Thursday, August 2, 2012
Published December 2010 by Atticus Books
Source: my copy courtesy of the publisher in exchange for this review
About a year and a half ago, I was contacted by indie publisher Atticus Books wondering if I wanted to work with them. I said "yes" for two reasons: I wanted to encourage a small publisher by helping get word out about their books and because they had some very interesting-sounding books. They sent this one and it went straight on the shelf with my other review books where...I forgot about them. In my recent frenzy to clean up and weed out, this book came back up for consideration. Once again guilt reared its ugly head - I had told this publisher I would like to work with them and then abandoned them. With the High Summer Read-a-Thon right around the corner, I decided this book would stay and the read-a-thon would be the perfect opportunity to read it.
Not only did The Absent Traveler make an excellent read-a-thon book, it made an excellent choice for lunch time reading - if for no other reason than that it's a slim volume and light to carry! Unfortunately, once again, I'm reminded that I do not like to read an entire book of short stories straight through. De Vallance has a unique voice and some very interesting ideas. But I always end up feeling, as I read story after story, that I'm not getting enough to really sink my teeth into. By far and away, my favorite piece in this collection was the title story, The Absent Traveler, a story about a young man who is floundering trying to find his place in the world. Stuck in a dead end job that doesn't earn him enough money to live decently, Charles Lime is unable to move home because of a contentious relationship with his father and miserable living in the cluttered basement of an alcoholic woman. Charles' only escape are travel books. Things seem to escalate when a high-school classmate comes back to town and strange things begin happening to Charles. This story had a fantastic ending that came out of nowhere for me.

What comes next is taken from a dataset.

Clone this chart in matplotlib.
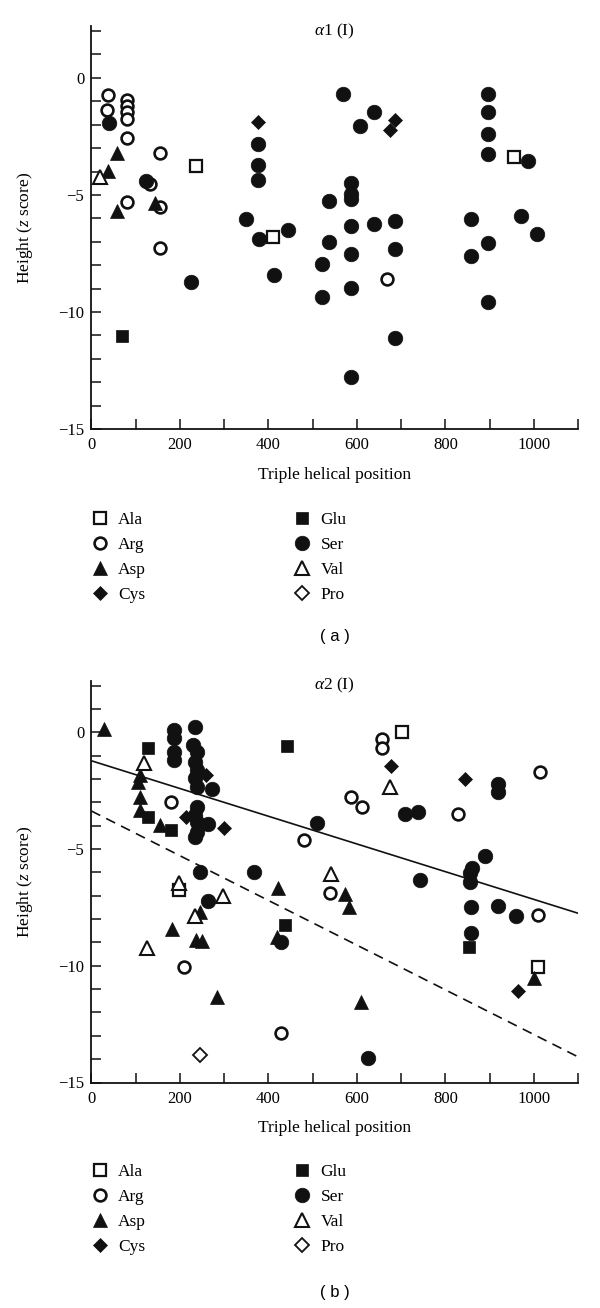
import matplotlib.pyplot as plt
from matplotlib.lines import Line2D
from matplotlib.ticker import MultipleLocator

plt.rcParams['font.family'] = 'serif'
plt.rcParams['font.serif'] = ['Liberation Serif', 'DejaVu Serif']
plt.rcParams['mathtext.fontset'] = 'custom'
plt.rcParams['mathtext.rm'] = 'Liberation Serif'
plt.rcParams['mathtext.it'] = 'Liberation Serif:italic'

INK = '#111111'

# ---- panel (a): alpha1(I) ----
a_ala_x = [236, 410, 955]
a_ala_y = [-3.78, -6.79, -3.39]
a_arg_x = [37, 35, 80, 80, 80, 80, 80, 155, 133, 80, 155, 155, 667]
a_arg_y = [-0.74, -1.36, -0.95, -1.2, -1.45, -1.75, -2.56, -3.2, -4.53, -5.32, -5.53, -7.28, -8.61]
a_asp_x = [59, 37, 57, 144]
a_asp_y = [-3.22, -3.99, -5.68, -5.36]
a_cys_x = [377, 686, 675]
a_cys_y = [-1.89, -1.82, -2.24]
a_glu_x = [70]
a_glu_y = [-11.04]
a_ser_x = [40, 124, 377, 377, 377, 349, 379, 445, 413, 225, 538, 538, 520, 522,
           568, 639, 607, 586, 586, 586, 586, 586, 586, 586, 639, 685, 685, 685,
           897, 897, 897, 897, 987, 858, 858, 895, 897, 970, 1006]
a_ser_y = [-1.93, -4.39, -2.82, -3.7, -4.36, -6.03, -6.87, -6.51, -8.42, -8.71, -5.28, -7.01, -7.94, -9.37,
           -0.7, -1.46, -2.07, -4.5, -4.96, -5.18, -6.32, -7.54, -8.97, -12.76, -6.25, -6.11, -7.32, -11.12,
           -0.7, -1.46, -2.39, -3.27, -3.53, -6.03, -7.61, -7.04, -9.58, -5.89, -6.65]
a_val_x = [20]
a_val_y = [-4.25]
a_pro_x = []
a_pro_y = []

# ---- panel (b): alpha2(I) ----
b_ala_x = [198, 701, 1008]
b_ala_y = [-6.75, 0.03, -10.07]
b_arg_x = [179, 209, 429, 480, 539, 587, 611, 656, 656, 828, 1008, 1014]
b_arg_y = [-3.0, -10.04, -12.86, -4.6, -6.87, -2.76, -3.21, -0.3, -0.66, -3.5, -7.82, -1.69]
b_asp_x = [29, 110, 106, 110, 110, 155, 183, 236, 249, 245, 285, 421, 419, 572, 582, 609, 999]
b_asp_y = [0.13, -1.83, -2.12, -2.76, -3.33, -3.97, -8.44, -8.9, -8.93, -7.7, -11.32, -6.65, -8.75,
           -6.93, -7.5, -11.54, -10.54]
b_cys_x = [258, 215, 300, 677, 844, 964]
b_cys_y = [-1.85, -3.61, -4.1, -1.44, -2.0, -11.07]
b_glu_x = [129, 129, 180, 443, 437, 854]
b_glu_y = [-0.66, -3.61, -4.18, -0.58, -8.25, -9.18]
b_ser_x = [187, 187, 187, 187, 234, 230, 238, 235, 238, 235, 238, 272, 238, 235, 238, 238, 235, 264,
           245, 264, 367, 428, 510, 624, 709, 737, 742, 889, 859, 855, 855, 858, 858, 919, 919, 919, 959]
b_ser_y = [0.1, -0.26, -0.83, -1.19, 0.24, -0.54, -0.83, -1.26, -1.61, -1.97, -2.33, -2.43, -3.19, -3.54,
           -3.83, -4.25, -4.47, -3.94, -5.97, -7.21, -6.0, -8.97, -3.9, -13.96, -3.5, -3.4, -6.33, -5.3,
           -5.83, -6.04, -6.4, -7.5, -8.58, -2.21, -2.54, -7.44, -7.87]
b_val_x = [120, 125, 198, 235, 298, 541, 675]
b_val_y = [-1.33, -9.25, -6.45, -7.85, -7.01, -6.07, -2.33]
b_pro_x = [245]
b_pro_y = [-13.82]

# regression lines for panel (b): intercept, slope
fit_solid = (-1.22, -0.00594)
fit_dashed = (-3.37, -0.00958)
fit_x = [0, 1100]

residues = ['Ala', 'Arg', 'Asp', 'Cys', 'Glu', 'Ser', 'Val', 'Pro']
STYLE = {
    'Ala': dict(marker='s', ms=8.5, mfc='white', mec=INK, mew=1.6),
    'Arg': dict(marker='o', ms=8.5, mfc='white', mec=INK, mew=1.9),
    'Asp': dict(marker='^', ms=10.5, mfc=INK, mec=INK, mew=0.5),
    'Cys': dict(marker='D', ms=7.5, mfc=INK, mec=INK, mew=0.5),
    'Glu': dict(marker='s', ms=8.5, mfc=INK, mec=INK, mew=0.5),
    'Ser': dict(marker='o', ms=10.5, mfc=INK, mec=INK, mew=0.5),
    'Val': dict(marker='^', ms=10.5, mfc='white', mec=INK, mew=1.5),
    'Pro': dict(marker='D', ms=7.5, mfc='white', mec=INK, mew=1.3),
}

panel_a = {'Ala': (a_ala_x, a_ala_y), 'Arg': (a_arg_x, a_arg_y), 'Asp': (a_asp_x, a_asp_y),
           'Cys': (a_cys_x, a_cys_y), 'Glu': (a_glu_x, a_glu_y), 'Ser': (a_ser_x, a_ser_y),
           'Val': (a_val_x, a_val_y), 'Pro': (a_pro_x, a_pro_y)}
panel_b = {'Ala': (b_ala_x, b_ala_y), 'Arg': (b_arg_x, b_arg_y), 'Asp': (b_asp_x, b_asp_y),
           'Cys': (b_cys_x, b_cys_y), 'Glu': (b_glu_x, b_glu_y), 'Ser': (b_ser_x, b_ser_y),
           'Val': (b_val_x, b_val_y), 'Pro': (b_pro_x, b_pro_y)}

fig = plt.figure(figsize=(6, 13.08), dpi=100)
H = 1308.0


def draw_panel(rect, data, title, legend_top, tag, tag_y, lines=False):
    ax = fig.add_axes(rect)
    if lines:
        b0, m = fit_solid
        ax.plot(fit_x, [b0 + m * x for x in fit_x], color=INK, lw=1.2, zorder=1)
        b0, m = fit_dashed
        ax.plot(fit_x, [b0 + m * x for x in fit_x], color=INK, lw=1.2, ls=(0, (6, 4)), zorder=1)
    for name in residues:
        xs, ys = data[name]
        if xs:
            ax.plot(xs, ys, ls='none', zorder=3, **STYLE[name])

    ax.set_xlim(0, 1100)
    ax.set_ylim(-15, 2.2)
    for s in ['top', 'right']:
        ax.spines[s].set_visible(False)
    for s in ['left', 'bottom']:
        ax.spines[s].set_linewidth(1.3)
        ax.spines[s].set_color(INK)
    ax.xaxis.set_major_locator(MultipleLocator(200))
    ax.xaxis.set_minor_locator(MultipleLocator(100))
    ax.yaxis.set_major_locator(MultipleLocator(5))
    ax.yaxis.set_minor_locator(MultipleLocator(1))
    ax.tick_params(which='both', direction='in', length=7.5, width=1.1, color=INK)
    ax.tick_params(axis='x', labelsize=12, pad=6)
    ax.tick_params(axis='y', labelsize=12, pad=5)

    ax.set_xlabel('Triple helical position', fontsize=12.5)
    ax.xaxis.set_label_coords(0.5, -0.094)
    ax.set_ylabel('Height ($z$ score)', fontsize=12.5)
    ax.yaxis.set_label_coords(-0.115, 0.5)
    ax.text(550, 2.0, title, ha='center', va='center', fontsize=12.5)

    handles = [Line2D([], [], ls='none', **STYLE[n]) for n in residues]
    ax.legend(handles, residues, ncol=2, loc='upper left',
              bbox_to_anchor=(0.152, 1 - legend_top / H), bbox_transform=fig.transFigure,
              frameon=False, handlelength=1.0, handletextpad=0.55, columnspacing=8.5,
              labelspacing=0.5, borderpad=0, borderaxespad=0, fontsize=12.5)

    fig.text(335 / 600, 1 - tag_y / H, tag, ha='center', va='center',
             family='Liberation Sans', fontsize=12)
    return ax


draw_panel([91.3 / 600, 1 - 429 / H, 487 / 600, 402.6 / H], panel_a,
           r'$\alpha$1 (I)', 512, '( a )', 636)
draw_panel([91.3 / 600, 1 - 1082.5 / H, 487 / 600, 401.6 / H], panel_b,
           r'$\alpha$2 (I)', 1164, '( b )', 1292, lines=True)

fig.savefig('out.png', dpi=100)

I enjoyed many of the short stories, but I do feel that I would have enjoyed all them more if I had stuck this book in my purse and pulled it out when I needed something short to read. In that context, short stories work really well for me - then I love being able to work through an entire idea in one setting. If you're a fan of short stories, if you're a fan of the offbeat, I would definitely recommend The Absent Traveler.